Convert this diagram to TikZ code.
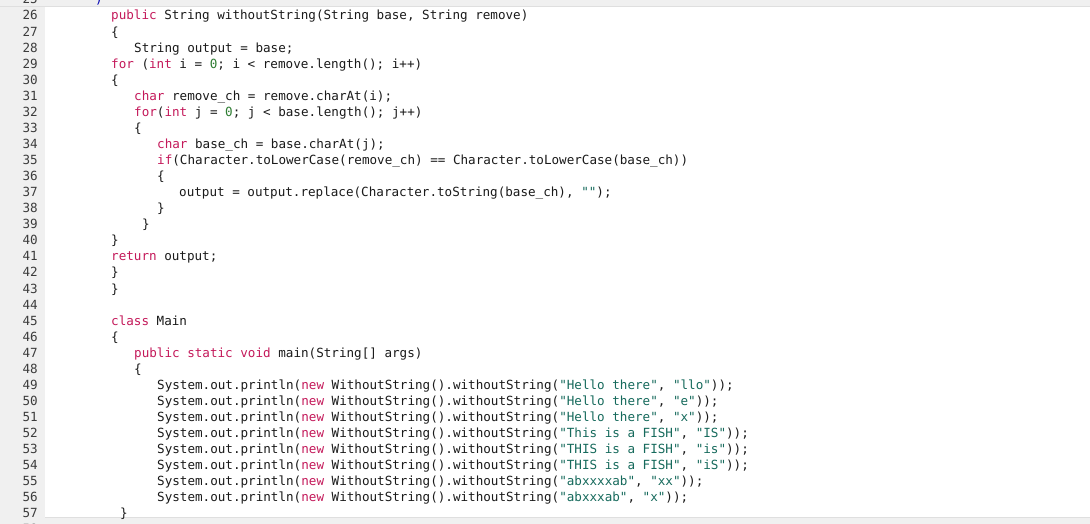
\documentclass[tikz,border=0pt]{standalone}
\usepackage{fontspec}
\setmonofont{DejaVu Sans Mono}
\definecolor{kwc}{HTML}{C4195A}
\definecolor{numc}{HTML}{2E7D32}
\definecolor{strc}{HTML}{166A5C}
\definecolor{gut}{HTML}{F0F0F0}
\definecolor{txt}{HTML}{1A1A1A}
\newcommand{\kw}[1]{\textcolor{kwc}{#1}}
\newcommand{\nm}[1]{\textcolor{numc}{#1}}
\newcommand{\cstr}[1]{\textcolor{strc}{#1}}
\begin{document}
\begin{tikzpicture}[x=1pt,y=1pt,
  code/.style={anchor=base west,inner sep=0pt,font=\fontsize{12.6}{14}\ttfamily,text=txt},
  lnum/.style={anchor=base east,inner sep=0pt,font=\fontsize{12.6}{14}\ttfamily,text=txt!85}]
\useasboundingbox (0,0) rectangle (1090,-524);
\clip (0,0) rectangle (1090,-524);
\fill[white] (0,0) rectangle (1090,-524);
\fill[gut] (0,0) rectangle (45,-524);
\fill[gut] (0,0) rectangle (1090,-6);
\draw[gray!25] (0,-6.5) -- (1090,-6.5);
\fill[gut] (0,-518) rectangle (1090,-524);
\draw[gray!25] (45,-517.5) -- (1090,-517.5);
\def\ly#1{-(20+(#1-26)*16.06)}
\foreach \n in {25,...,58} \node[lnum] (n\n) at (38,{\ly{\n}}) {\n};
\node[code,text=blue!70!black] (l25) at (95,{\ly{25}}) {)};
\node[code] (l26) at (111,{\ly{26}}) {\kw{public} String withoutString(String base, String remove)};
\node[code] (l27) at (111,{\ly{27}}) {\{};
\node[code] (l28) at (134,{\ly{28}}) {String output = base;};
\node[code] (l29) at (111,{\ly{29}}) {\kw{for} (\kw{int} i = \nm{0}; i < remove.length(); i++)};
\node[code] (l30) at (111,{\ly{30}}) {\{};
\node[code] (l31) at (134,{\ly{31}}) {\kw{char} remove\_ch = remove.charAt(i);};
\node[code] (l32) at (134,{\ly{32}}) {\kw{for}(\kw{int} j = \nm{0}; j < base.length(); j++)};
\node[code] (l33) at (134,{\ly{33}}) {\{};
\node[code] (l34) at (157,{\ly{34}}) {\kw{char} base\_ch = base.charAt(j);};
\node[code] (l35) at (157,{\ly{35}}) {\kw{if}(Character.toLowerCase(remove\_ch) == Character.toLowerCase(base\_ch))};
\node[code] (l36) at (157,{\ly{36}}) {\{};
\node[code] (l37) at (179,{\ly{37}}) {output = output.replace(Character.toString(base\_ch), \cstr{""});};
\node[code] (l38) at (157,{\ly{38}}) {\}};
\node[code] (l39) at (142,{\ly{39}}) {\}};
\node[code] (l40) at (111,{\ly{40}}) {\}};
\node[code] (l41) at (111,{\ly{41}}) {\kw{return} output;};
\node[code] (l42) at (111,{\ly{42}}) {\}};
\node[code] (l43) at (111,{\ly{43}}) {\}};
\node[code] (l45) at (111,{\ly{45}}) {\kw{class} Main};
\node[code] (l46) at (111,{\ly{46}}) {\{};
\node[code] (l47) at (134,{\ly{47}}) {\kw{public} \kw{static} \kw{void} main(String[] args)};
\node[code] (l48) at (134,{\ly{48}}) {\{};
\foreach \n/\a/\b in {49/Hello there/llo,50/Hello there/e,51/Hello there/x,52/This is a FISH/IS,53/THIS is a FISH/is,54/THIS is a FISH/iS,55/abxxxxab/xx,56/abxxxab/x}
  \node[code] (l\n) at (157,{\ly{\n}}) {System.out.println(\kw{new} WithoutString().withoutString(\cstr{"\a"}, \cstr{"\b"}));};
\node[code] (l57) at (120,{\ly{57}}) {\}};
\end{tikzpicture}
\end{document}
----------------------------------------
» **What you are asked to do**
Leave out the pictures and reproduce the rest of the listing exactly.

» **Task solution**
Convert this diagram to TikZ code.
\documentclass[tikz,border=0pt]{standalone}
\usepackage{fontspec}
\setmonofont{DejaVu Sans Mono}
\definecolor{kwc}{HTML}{C4195A}
\definecolor{numc}{HTML}{2E7D32}
\definecolor{strc}{HTML}{166A5C}
\definecolor{gut}{HTML}{F0F0F0}
\definecolor{txt}{HTML}{1A1A1A}
\newcommand{\kw}[1]{\textcolor{kwc}{#1}}
\newcommand{\nm}[1]{\textcolor{numc}{#1}}
\newcommand{\cstr}[1]{\textcolor{strc}{#1}}
\begin{document}
\begin{tikzpicture}[x=1pt,y=1pt,
  code/.style={anchor=base west,inner sep=0pt,font=\fontsize{12.6}{14}\ttfamily,text=txt},
  lnum/.style={anchor=base east,inner sep=0pt,font=\fontsize{12.6}{14}\ttfamily,text=txt!85}]
\useasboundingbox (0,0) rectangle (1090,-524);
\clip (0,0) rectangle (1090,-524);
\fill[white] (0,0) rectangle (1090,-524);
\fill[gut] (0,0) rectangle (45,-524);
\fill[gut] (0,0) rectangle (1090,-6);
\draw[gray!25] (0,-6.5) -- (1090,-6.5);
\fill[gut] (0,-518) rectangle (1090,-524);
\draw[gray!25] (45,-517.5) -- (1090,-517.5);
\def\ly#1{-(20+(#1-26)*16.06)}
\foreach \n in {25,...,58} \node[lnum] (n\n) at (38,{\ly{\n}}) {\n};
\node[code,text=blue!70!black] (l25) at (95,{\ly{25}}) {)};
\node[code] (l26) at (111,{\ly{26}}) {\kw{public} String withoutString(String base, String remove)};
\node[code] (l27) at (111,{\ly{27}}) {\{};
\node[code] (l28) at (134,{\ly{28}}) {String output = base;};
\node[code] (l29) at (111,{\ly{29}}) {\kw{for} (\kw{int} i = \nm{0}; i < remove.length(); i++)};
\node[code] (l30) at (111,{\ly{30}}) {\{};
\node[code] (l31) at (134,{\ly{31}}) {\kw{char} remove\_ch = remove.charAt(i);};
\node[code] (l32) at (134,{\ly{32}}) {\kw{for}(\kw{int} j = \nm{0}; j < base.length(); j++)};
\node[code] (l33) at (134,{\ly{33}}) {\{};
\node[code] (l34) at (157,{\ly{34}}) {\kw{char} base\_ch = base.charAt(j);};
\node[code] (l35) at (157,{\ly{35}}) {\kw{if}(Character.toLowerCase(remove\_ch) == Character.toLowerCase(base\_ch))};
\node[code] (l36) at (157,{\ly{36}}) {\{};
\node[code] (l37) at (179,{\ly{37}}) {output = output.replace(Character.toString(base\_ch), \cstr{""});};
\node[code] (l38) at (157,{\ly{38}}) {\}};
\node[code] (l39) at (142,{\ly{39}}) {\}};
\node[code] (l40) at (111,{\ly{40}}) {\}};
\node[code] (l41) at (111,{\ly{41}}) {\kw{return} output;};
\node[code] (l42) at (111,{\ly{42}}) {\}};
\node[code] (l43) at (111,{\ly{43}}) {\}};
\node[code] (l45) at (111,{\ly{45}}) {\kw{class} Main};
\node[code] (l46) at (111,{\ly{46}}) {\{};
\node[code] (l47) at (134,{\ly{47}}) {\kw{public} \kw{static} \kw{void} main(String[] args)};
\node[code] (l48) at (134,{\ly{48}}) {\{};
\foreach \n/\a/\b in {49/Hello there/llo,50/Hello there/e,51/Hello there/x,52/This is a FISH/IS,53/THIS is a FISH/is,54/THIS is a FISH/iS,55/abxxxxab/xx,56/abxxxab/x}
  \node[code] (l\n) at (157,{\ly{\n}}) {System.out.println(\kw{new} WithoutString().withoutString(\cstr{"\a"}, \cstr{"\b"}));};
\node[code] (l57) at (120,{\ly{57}}) {\}};
\end{tikzpicture}
\end{document}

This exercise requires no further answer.